Misère, déjà la Saint-Valentin, pensez-vous? Encore la Saint-Valentin, toujours la Saint-Valentin? Cette fête qui nous oblige à être heureux-amoureux-fleur bleue pendant 24 heures chrono, en hérisse certainement plus d'un.

La preuve: notre sondage maison réalisé auprès de 1346 internautes la semaine dernière est sans équivoque. Je dirais même limpide. Une personne sur deux trouve la fête peu importante. C'est pas clair, ça? Alors, on passe à un autre appel? Et non. Misère. Bis. Notre sondage révèle aussi qu'une personne sur deux trouve le romantisme très important. Rapport, pensez-vous? Mais c'est que tout est là, chers lecteurs. Tout! C'est même là le noeud du problème. Je vous l'annonce: nous avons une relation schizophrène face à la Saint-Valentin. Parfaitement!

En effet, s'il est facile de dire, clamer même, haut et fort, pourquoi pas, que l'on n'aime pas la Saint-Valentin, parce que la fête incarne la quintessence de la kétainitude à laquelle jamais, au grand jamais, on ne voudrait s'associer, parce que le chocolat bon marché, pas bon du tout, non merci, il suffit que le jour J, donc, lors de ce fatidique 14 février honni, la voisine de bureau, elle, reçoive un magnifique bouquet de fleur, pour que tout à coup, crac, nos grands principes s'écrasent. Et moi? J'ai pas de bouquet, moi? Pourquoi j'ai pas de bouquet, moi? Avouez... De quoi détester encore plus cette journée.

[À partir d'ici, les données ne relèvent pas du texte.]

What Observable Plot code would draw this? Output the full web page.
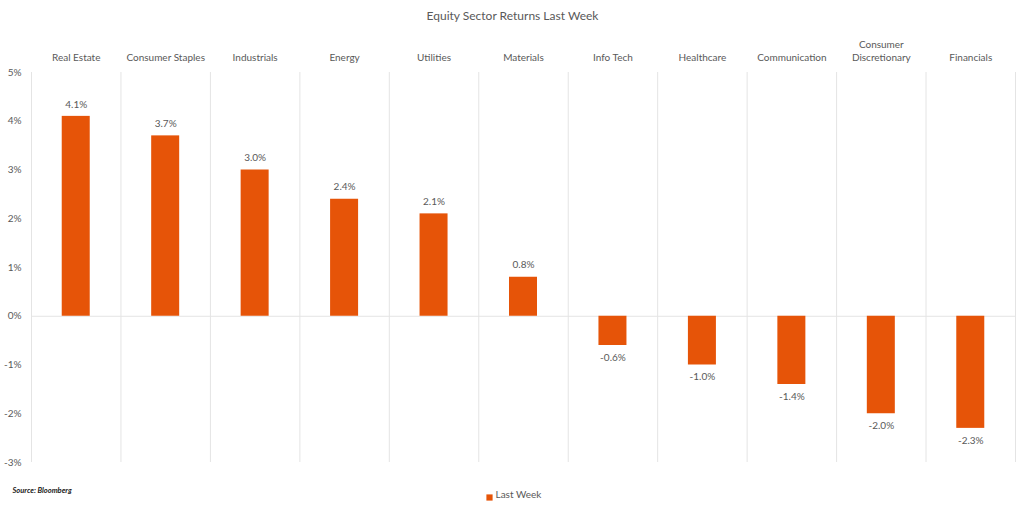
<!DOCTYPE html>
<html>
<head>
<meta charset="utf-8">
<script src="https://cdn.jsdelivr.net/npm/d3@7"></script>
<script src="https://cdn.jsdelivr.net/npm/@observablehq/plot@0.6"></script>
<style>
  html, body { margin: 0; padding: 0; background: #fff; }
  #chart svg { display: block; }
</style>
</head>
<body>
<div id="chart"></div>
<script>
const sectors = ["Real Estate", "Consumer Staples", "Industrials", "Energy", "Utilities", "Materials", "Info Tech", "Healthcare", "Communication", "Consumer Discretionary", "Financials"];
const returns = [4.1, 3.7, 3.0, 2.4, 2.1, 0.8, -0.6, -1.0, -1.4, -2.0, -2.3];
const yTicks = [-3, -2, -1, 0, 1, 2, 3, 4, 5];
const title = "Equity Sector Returns Last Week";
const seriesName = "Last Week";
const source = "Source: Bloomberg";

const data = sectors.map((s, i) => ({sector: s, value: returns[i]}));
const pos = data.filter(d => d.value >= 0);
const neg = data.filter(d => d.value < 0);
const barColor = "#E65408";
const textColor = "#595959";
const gridColor = "#E4E4E4";
const W = 1024, H = 510, mL = 31, mR = 9, mT = 72, mB = 48;
const step = (W - mL - mR) / sectors.length;
const barW = 28;
const inset = (step - barW) / 2;
const fmt = d => d.value.toFixed(1) + "%";

const chart = Plot.plot({
  width: W,
  height: H,
  marginTop: mT,
  marginBottom: mB,
  marginLeft: mL,
  marginRight: mR,
  style: {fontFamily: "Lato, 'Open Sans', sans-serif", fontSize: "10px", color: textColor, background: "#fff"},
  x: {domain: sectors, padding: 0, round: false, axis: null},
  y: {domain: [-3, 5], axis: null},
  marks: [
    // vertical gridlines at category boundaries
    Plot.ruleX(sectors, {x: d => d, dx: -step / 2, stroke: gridColor, strokeWidth: 1}),
    Plot.ruleX([sectors[sectors.length - 1]], {x: d => d, dx: step / 2, stroke: gridColor, strokeWidth: 1}),
    // zero line
    Plot.ruleY([0], {stroke: gridColor, strokeWidth: 1}),
    // bars
    Plot.barY(data, {x: "sector", y: "value", fill: barColor, insetLeft: inset, insetRight: inset}),
    // value labels
    Plot.text(pos, {x: "sector", y: "value", text: fmt, dy: -12, fill: textColor, fontSize: 10}),
    Plot.text(neg, {x: "sector", y: "value", text: fmt, dy: 12, fill: textColor, fontSize: 10}),
    // top category axis
    Plot.axisX({anchor: "top", tickSize: 0, tickPadding: 12, label: null, lineHeight: 1.3,
      tickFormat: d => d === "Consumer Discretionary" ? "Consumer\nDiscretionary" : d,
      fill: textColor, fontSize: 10}),
    // y axis labels
    Plot.axisY(yTicks, {anchor: "left", tickSize: 0, tickPadding: 10, label: null,
      tickFormat: d => d + "%", fill: textColor, fontSize: 10}),
    // title
    Plot.text([title], {frameAnchor: "top", dx: -11, dy: -61, fill: textColor, fontSize: 12}),
    // source
    Plot.text([source], {frameAnchor: "bottom-left", dx: -19, dy: 30, textAnchor: "start",
      fill: "#222", fontSize: 7.5, fontStyle: "italic", fontWeight: "bold"}),
    // legend
    Plot.dot([seriesName], {frameAnchor: "bottom", dx: -34, dy: 35, symbol: "square", r: 3.5, fill: barColor, stroke: null}),
    Plot.text([seriesName], {frameAnchor: "bottom", dx: -28, dy: 35, textAnchor: "start", fill: textColor, fontSize: 10})
  ]
});
document.getElementById("chart").appendChild(chart);
</script>
</body>
</html>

Un journaliste du Globe & Mail a sondé sa confrérie Facebook la semaine dernière, pour en avoir le coeur net, et savoir enfin si ces dames, même les plus féministes de la gang, appréciaient le romantisme, les fleurs, la courtoisie, tout ça, quoi. Et toutes le confirment: bien sûr que si! Une professeure de philosophie féministe, Amy Mullin, de l'université de Toronto, confirme d'ailleurs que la question du romantisme et du féminisme «n'intéresse plus vraiment les féministes aujourd'hui». Bref, qu'on se le dise: toutes les femmes apprécient les petits gestes. «Les gars, il est peut-être temps de ramener au gout du jour l'esprit chevaleresque», sorte d'amour courtois, version 2010, conclut donc Micah Toub, dans un papier

éloquent: «Don't sweat it guys: chivalry ain't chauvinism».

Vrai, mais pas seulement (surtout pas!) à la Saint-Valentin, rétorque Jean-Sébastien Marsan, l'auteur de l'essai Les Québécois ne veulent plus draguer, aux Éditions de l'Homme. «Les québécois ont surinvesti la Saint-Valentin, dénonce-t-il. C'est devenu trop important, parce qu¹ils sont incompétents les 365 autres jours de l'année!» Un exemple? «Je t'aime, voilà un gros coeur Jean Coutu, allons passer la soirée dans un resto dont les murs sont entièrement tapissés de Cupidons. Yé?» Euh ... non merci? Dans un monde normal, dit-il, les couples devraient profiter de «toutes les petites occasions de l'année» pour se le dire. Et quant à la Saint-Valentin, elle devrait être «réservée» aux célibataires, conclut-il.